**Your instructions:**
Retype each line exactly. Skip images.

^^^^

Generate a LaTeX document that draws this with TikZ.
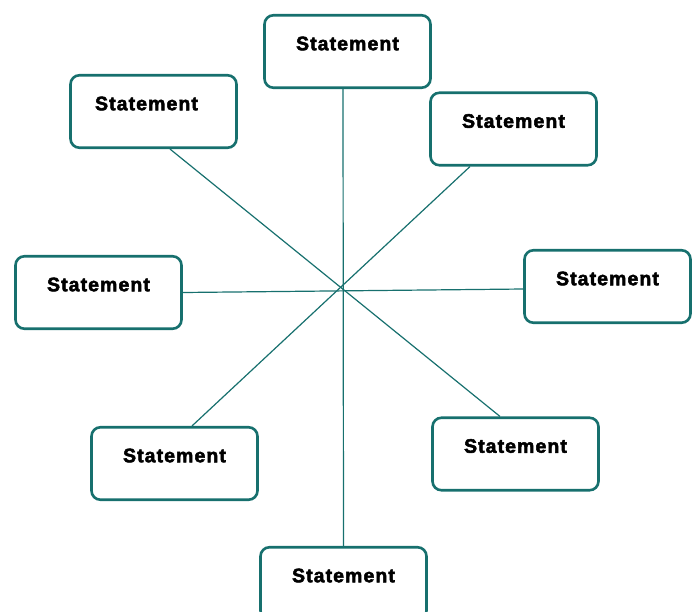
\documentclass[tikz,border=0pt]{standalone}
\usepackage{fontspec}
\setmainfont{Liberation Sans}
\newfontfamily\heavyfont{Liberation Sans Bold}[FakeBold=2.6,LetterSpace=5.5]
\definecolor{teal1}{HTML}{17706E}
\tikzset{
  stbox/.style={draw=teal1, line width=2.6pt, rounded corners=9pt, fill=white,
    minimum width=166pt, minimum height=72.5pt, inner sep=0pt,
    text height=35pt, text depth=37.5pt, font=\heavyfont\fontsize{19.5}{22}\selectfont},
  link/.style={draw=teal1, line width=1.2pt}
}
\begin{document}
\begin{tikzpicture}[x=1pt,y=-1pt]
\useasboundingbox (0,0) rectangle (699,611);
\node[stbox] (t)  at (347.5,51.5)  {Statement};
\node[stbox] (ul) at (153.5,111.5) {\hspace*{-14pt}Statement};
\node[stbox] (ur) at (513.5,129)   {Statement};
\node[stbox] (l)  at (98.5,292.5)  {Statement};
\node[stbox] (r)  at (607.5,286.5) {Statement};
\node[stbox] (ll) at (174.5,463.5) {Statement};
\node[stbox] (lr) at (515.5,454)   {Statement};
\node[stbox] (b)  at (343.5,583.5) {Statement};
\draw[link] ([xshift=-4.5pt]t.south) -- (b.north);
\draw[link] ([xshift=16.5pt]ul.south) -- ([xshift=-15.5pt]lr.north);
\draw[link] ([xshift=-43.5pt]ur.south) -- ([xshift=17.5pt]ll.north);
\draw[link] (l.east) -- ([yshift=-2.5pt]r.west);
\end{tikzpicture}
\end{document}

^^^^

**Answer to this problem:**
Generate a LaTeX document that draws this with TikZ.
\documentclass[tikz,border=0pt]{standalone}
\usepackage{fontspec}
\setmainfont{Liberation Sans}
\newfontfamily\heavyfont{Liberation Sans Bold}[FakeBold=2.6,LetterSpace=5.5]
\definecolor{teal1}{HTML}{17706E}
\tikzset{
  stbox/.style={draw=teal1, line width=2.6pt, rounded corners=9pt, fill=white,
    minimum width=166pt, minimum height=72.5pt, inner sep=0pt,
    text height=35pt, text depth=37.5pt, font=\heavyfont\fontsize{19.5}{22}\selectfont},
  link/.style={draw=teal1, line width=1.2pt}
}
\begin{document}
\begin{tikzpicture}[x=1pt,y=-1pt]
\useasboundingbox (0,0) rectangle (699,611);
\node[stbox] (t)  at (347.5,51.5)  {Statement};
\node[stbox] (ul) at (153.5,111.5) {\hspace*{-14pt}Statement};
\node[stbox] (ur) at (513.5,129)   {Statement};
\node[stbox] (l)  at (98.5,292.5)  {Statement};
\node[stbox] (r)  at (607.5,286.5) {Statement};
\node[stbox] (ll) at (174.5,463.5) {Statement};
\node[stbox] (lr) at (515.5,454)   {Statement};
\node[stbox] (b)  at (343.5,583.5) {Statement};
\draw[link] ([xshift=-4.5pt]t.south) -- (b.north);
\draw[link] ([xshift=16.5pt]ul.south) -- ([xshift=-15.5pt]lr.north);
\draw[link] ([xshift=-43.5pt]ur.south) -- ([xshift=17.5pt]ll.north);
\draw[link] (l.east) -- ([yshift=-2.5pt]r.west);
\end{tikzpicture}
\end{document}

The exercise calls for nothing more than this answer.